Carvalho levou cinco anos para concluir seu documentário. A demora se deveu à falta de recursos (o Fundo de Ajuda à Cultura, de Brasília, só entrou no final da produção) e à incessante descoberta de novos documentos sobre o escritor.
"Às vésperas de mixar o filme, uma das filhas de Zé Lins, Maria Cristina, achou a fita da entrevista que ele deu a uma rádio de Lisboa em 1956", diz o diretor, que reorganizou o material para utilizar esse depoimento como fio condutor.

Paixão rubro-negra
Vladimir Carvalho fez a maior parte da sua pesquisa no Rio, onde vasculhou os arquivos fotográficos da Academia Brasileira de Letras, do Arquivo Nacional e da editora José Olympio, além de consultar o acervo rico e disperso das três filhas do escritor.
Encontrou coisas preciosas, como registros cinematográficos de José Lins do Rego nos casamentos de duas filhas e cantando em um banquete do Flamengo, seu clube de coração, do qual foi dirigente.
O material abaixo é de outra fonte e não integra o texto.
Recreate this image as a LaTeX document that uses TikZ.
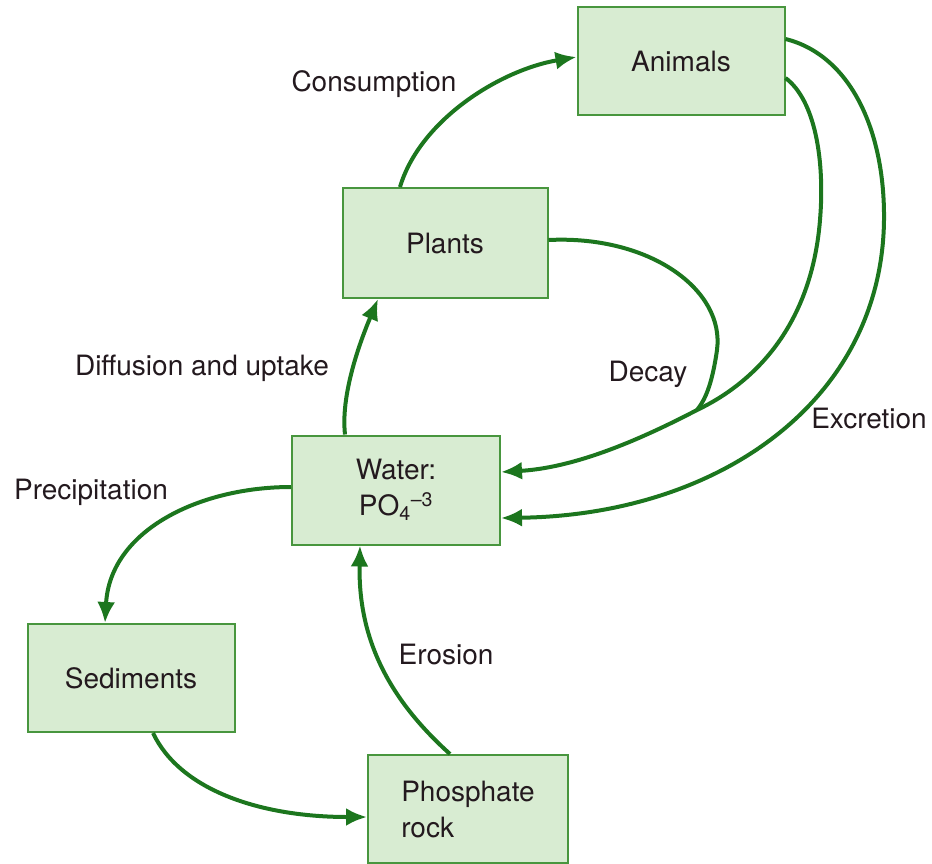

A paixão rubro-negra do escritor, aliás, ocupa boa parte do documentário, que chega a exibir trechos de um fatídico Botafogo 2 x 1 Flamengo no Maracanã. O escritor e amigo Carlos Heitor Cony chama a atenção para uma foto em que Lins do Rego aparece "convulsionado pelo pranto", abraçado a uma bandeira do Flamengo, depois de uma derrota do time, possivelmente a mesma mostrada no documentário.

Morte acidental
O ponto nevrálgico do filme é um fato trágico ocorrido na infância do escritor e mantido em segredo pela família durante um século: quando menino, Zé Lins matou acidentalmente um amigo com um tiro.
Para vários dos entrevistados no documentário, essa obscura tragédia teria moldado a personalidade de Lins do Rego, ao lado da perda da mãe aos seis meses de idade e da asma que o acompanhou na infância.
Outro tema central é a amizade íntima entre Lins do Rego e Gilberto Freyre, comentada por entrevistados como Carlos Heitor Cony e Ariano Suassuna e ilustrada por lindas fotos. Numa delas, Freyre aparece nu, tomando banho de cachoeira.
Para Carvalho, o sentimento pessoal de perda que marcou a vida do escritor ecoa o processo de decadência dos engenhos. Dessa simbiose entre o íntimo e o histórico, Lins do Rego forjou clássicos como "Menino de Engenho" e "Fogo Morto".
Por falar em perda, melancolia e esquecimento: no filme, o diretor entrevista crianças da escola pública José Lins do Rego, em Pilar. Nenhuma delas sabe quem foi o escritor.